There are specific chemicals involved in this reperfusion injury biochemically. The main enzyme in heart muscle tissue that seems to be involved comes from xanthine oxidase produced by the neutrophils/polymorphs. They seem to activate the production of MORE ROS.
Reperfusing with blood without polymorphs actually helped the patient rather than damage.
Specific inhibtors of xanthine oxidase also helped to protect the heart muscle tissue.
Describe pharmacological protection from reperfusion injury.
The SAFE (different growth factor signalling pathway/STAT-3 JAK) and RISK (Map kinase pathway and PI3 kinase pathway) paths may both confer protection by inhibiting/closing the mitochondrial permeability transition pore (mPTP).

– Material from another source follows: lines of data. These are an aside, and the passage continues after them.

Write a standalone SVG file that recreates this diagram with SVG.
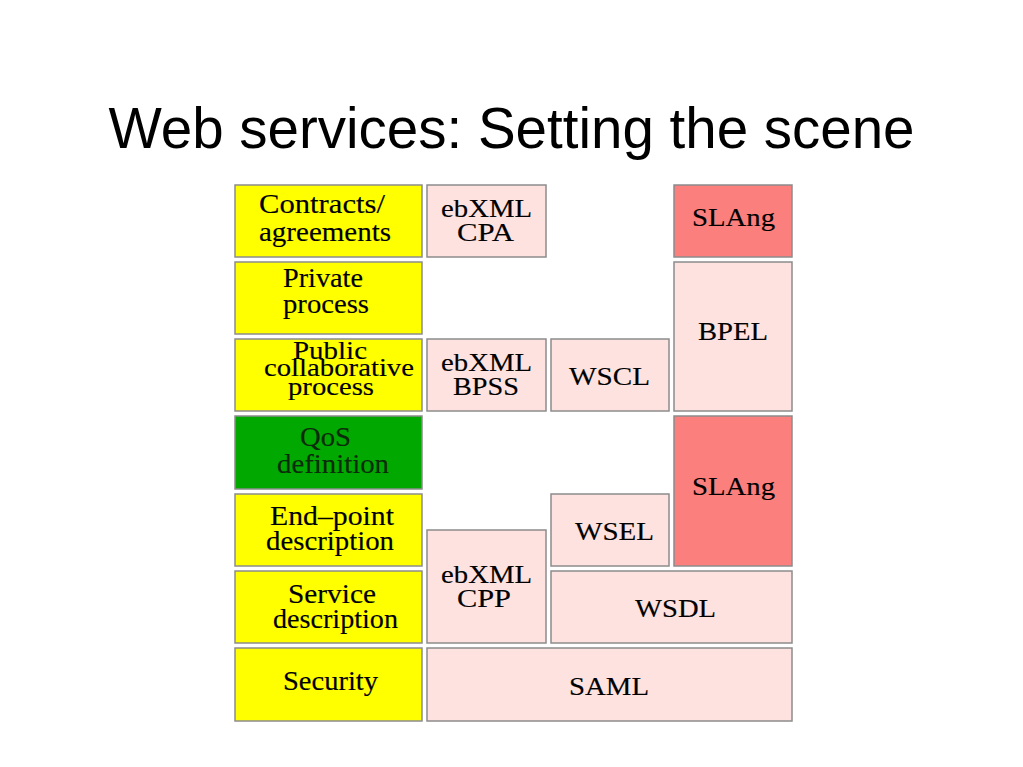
<svg xmlns="http://www.w3.org/2000/svg" width="1023" height="767" viewBox="0 0 1023 767">
<style>
.title{font-family:"Liberation Sans",Arial,sans-serif;font-size:56.5px;fill:#000}
.b{stroke:#8c8c8c;stroke-width:1.5}
.y{fill:#ffff00}
.g{fill:#00a800}
.p{fill:#fde2e0}
.r{fill:#fb7f7c}
.t{font-family:"Liberation Serif","Times New Roman",serif;font-size:26.5px;fill:#000;stroke:#000;stroke-width:0.15}
.s{font-family:"Liberation Serif","Times New Roman",serif;font-size:25px;fill:#000;stroke:#000;stroke-width:0.15}
.c{font-size:24.5px}
</style>
<rect width="1023" height="767" fill="#fff"/>
<text class="title" x="511.5" y="148" text-anchor="middle">Web services: Setting the scene</text>

<g id="contracts"><rect class="b y" x="235" y="185" width="187" height="72"/>
<text class="t" x="259" y="213" textLength="126" lengthAdjust="spacingAndGlyphs">Contracts/</text>
<text class="t" x="259" y="240.5" textLength="132" lengthAdjust="spacingAndGlyphs">agreements</text></g>

<g id="private"><rect class="b y" x="235" y="262" width="187" height="72"/>
<text class="t" x="283" y="286.5" textLength="80" lengthAdjust="spacingAndGlyphs">Private</text>
<text class="t" x="283" y="313" textLength="86" lengthAdjust="spacingAndGlyphs">process</text></g>

<g id="public"><rect class="b y" x="235" y="339" width="187" height="72"/>
<text class="t c" x="293" y="358.5" textLength="74" lengthAdjust="spacingAndGlyphs">Public</text>
<text class="t c" x="264" y="376" textLength="150" lengthAdjust="spacingAndGlyphs">collaborative</text>
<text class="t c" x="288" y="395" textLength="86" lengthAdjust="spacingAndGlyphs">process</text></g>

<g id="qos"><rect class="b g" x="235" y="416" width="187" height="73"/>
<text class="t" x="300" y="446" textLength="51" lengthAdjust="spacingAndGlyphs" style="fill:#0c2a0c;stroke:#0c2a0c">QoS</text>
<text class="t" x="277" y="473" textLength="112" lengthAdjust="spacingAndGlyphs" style="fill:#0c2a0c;stroke:#0c2a0c">definition</text></g>

<g id="endpoint"><rect class="b y" x="235" y="494" width="187" height="72"/>
<text class="t" x="270" y="525" textLength="124" lengthAdjust="spacingAndGlyphs">End–point</text>
<text class="t" x="266" y="550" textLength="128" lengthAdjust="spacingAndGlyphs">description</text></g>

<g id="service"><rect class="b y" x="235" y="571" width="187" height="72"/>
<text class="t" x="288" y="602.5" textLength="88" lengthAdjust="spacingAndGlyphs">Service</text>
<text class="t" x="273" y="627.5" textLength="125" lengthAdjust="spacingAndGlyphs">description</text></g>

<g id="security"><rect class="b y" x="235" y="648" width="187" height="73"/>
<text class="t" x="283" y="689.5" textLength="95" lengthAdjust="spacingAndGlyphs">Security</text></g>

<g id="ebxml-cpa"><rect class="b p" x="427" y="185" width="119" height="72"/>
<text class="s" x="441" y="216.5" textLength="91" lengthAdjust="spacingAndGlyphs">ebXML</text>
<text class="s" x="457" y="241" textLength="57" lengthAdjust="spacingAndGlyphs">CPA</text></g>

<g id="slang-top"><rect class="b r" x="674" y="185" width="118" height="72"/>
<text class="s" x="692" y="226" textLength="83" lengthAdjust="spacingAndGlyphs">SLAng</text></g>

<g id="bpel"><rect class="b p" x="674" y="262" width="118" height="149"/>
<text class="s" x="698" y="340" textLength="70" lengthAdjust="spacingAndGlyphs">BPEL</text></g>

<g id="ebxml-bpss"><rect class="b p" x="427" y="339" width="119" height="72"/>
<text class="s" x="441" y="370.5" textLength="91" lengthAdjust="spacingAndGlyphs">ebXML</text>
<text class="s" x="453" y="395" textLength="66" lengthAdjust="spacingAndGlyphs">BPSS</text></g>

<g id="wscl"><rect class="b p" x="551" y="339" width="118" height="72"/>
<text class="s" x="569" y="385" textLength="81" lengthAdjust="spacingAndGlyphs">WSCL</text></g>

<g id="slang-mid"><rect class="b r" x="674" y="416" width="118" height="150"/>
<text class="s" x="692" y="495" textLength="83" lengthAdjust="spacingAndGlyphs">SLAng</text></g>

<g id="wsel"><rect class="b p" x="551" y="494" width="118" height="72"/>
<text class="s" x="575" y="540" textLength="79" lengthAdjust="spacingAndGlyphs">WSEL</text></g>

<g id="ebxml-cpp"><rect class="b p" x="427" y="530" width="119" height="113"/>
<text class="s" x="441" y="582.5" textLength="91" lengthAdjust="spacingAndGlyphs">ebXML</text>
<text class="s" x="457" y="606.5" textLength="54" lengthAdjust="spacingAndGlyphs">CPP</text></g>

<g id="wsdl"><rect class="b p" x="551" y="571" width="241" height="72"/>
<text class="s" x="635" y="616.5" textLength="81" lengthAdjust="spacingAndGlyphs">WSDL</text></g>

<g id="saml"><rect class="b p" x="427" y="648" width="365" height="73"/>
<text class="s" x="569" y="695" textLength="80" lengthAdjust="spacingAndGlyphs">SAML</text></g>

<g id="connectors"></g>
</svg>
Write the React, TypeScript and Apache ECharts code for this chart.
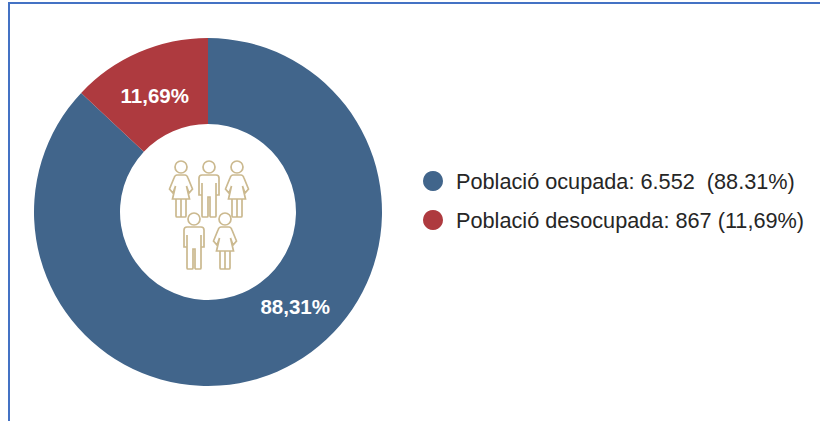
import React, { useEffect, useRef } from "react";
import * as echarts from "echarts";

const segmentNames = ["Població ocupada: 6.552  (88.31%)", "Població desocupada: 867 (11,69%)"];
// Shares as drawn in the picture: the red wedge spans about 47 degrees.
const segmentValues = [87, 13];
const segmentLabels = ["88,31%", "11,69%"];
const segmentColors = ["#41658b", "#ae3a3f"];
const labelOffsets = [[34, -28], [0, 6]];

const head = "M6 0A6 6 0 1 1 -6 0A6 6 0 1 1 6 0Z";
const malePath =
  head +
  "M-7 8H7Q10 8 10 11V28H7V16M7 28V49Q7 50 6 50H2Q1 50 1 49V30H-1V49Q-1 50 -2 50H-6Q-7 50 -7 49V16M-7 28H-10V11Q-10 8 -7 8";
const femalePath =
  head +
  "M-4 8H4Q6 8 7 11L11.5 22L8 26L5.5 19L8.5 32H-8.5L-5.5 19L-8 26L-11.5 22L-7 11Q-6 8 -4 8ZM-5 32V49Q-5 50 -4 50H-1Q0 50 0 49V32M5 32V49Q5 50 4 50H1Q0 50 0 49V32";

echarts.graphic.registerShape("personMale", (echarts.graphic as any).extendPath(malePath, {}));
echarts.graphic.registerShape("personFemale", (echarts.graphic as any).extendPath(femalePath, {}));

const people = [
  { type: "personFemale", x: 181, y: 167 },
  { type: "personMale", x: 209, y: 167 },
  { type: "personFemale", x: 237, y: 167 },
  { type: "personMale", x: 194, y: 219 },
  { type: "personFemale", x: 225, y: 219 },
];

export default function App() {
  const ref = useRef<HTMLDivElement>(null);
  useEffect(() => {
    document.body.style.margin = "0";
    const chart = echarts.init(ref.current!, undefined, { renderer: "svg" });
    chart.setOption({
      animation: false,
      backgroundColor: "#ffffff",
      legend: {
        orient: "vertical",
        left: 418,
        top: 165,
        icon: "circle",
        itemWidth: 20,
        itemHeight: 20,
        itemGap: 17,
        selectedMode: false,
        textStyle: {
          fontFamily: "Liberation Sans",
          fontSize: 21.7,
          color: "#262626",
          padding: [0, 0, 0, 8],
        },
        data: segmentNames,
      },
      series: [
        {
          type: "pie",
          center: [208, 212],
          radius: [88, 174],
          startAngle: 90,
          clockwise: true,
          silent: true,
          data: segmentNames.map((name, i) => ({
            name,
            value: segmentValues[i],
            itemStyle: { color: segmentColors[i] },
            label: {
              show: true,
              position: "inside",
              formatter: segmentLabels[i],
              offset: labelOffsets[i],
              color: "#ffffff",
              fontFamily: "Liberation Sans",
              fontWeight: "bold",
              fontSize: 20.5,
            },
            labelLine: { show: false },
          })),
        },
      ],
      graphic: people.map((p) => ({
        type: p.type,
        x: p.x,
        y: p.y,
        z: 10,
        style: { fill: "none", stroke: "#cbb98f", lineWidth: 1.7 },
      })),
    });
    return () => chart.dispose();
  }, []);
  return (
    <div style={{ position: "fixed", left: 0, top: 0, width: 820, height: 421, background: "#fff" }}>
      <div ref={ref} style={{ width: 820, height: 421 }} />
      <div
        style={{
          position: "absolute",
          left: 8,
          top: 2,
          width: 812,
          height: 419,
          boxSizing: "border-box",
          borderTop: "2.5px solid #4472c4",
          borderLeft: "2.5px solid #4472c4",
          pointerEvents: "none",
        }}
      />
    </div>
  );
}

Cell intrinsic pathway of apoptosis : mitochondria release Cyt C --> want to block this pathway. I.e. blocks abnormal apoptosis.
What are some complications of AMI?
- Contractile dysfunction
- Rupture: in very severe cases and extremely rare. usually occurs in patients who have had an earlier infarction.
- Pericarditis: infection of the surrounding heart tissue. occurs in only a small number of patients
- Infarct expansion
75% of patients have one or more of these.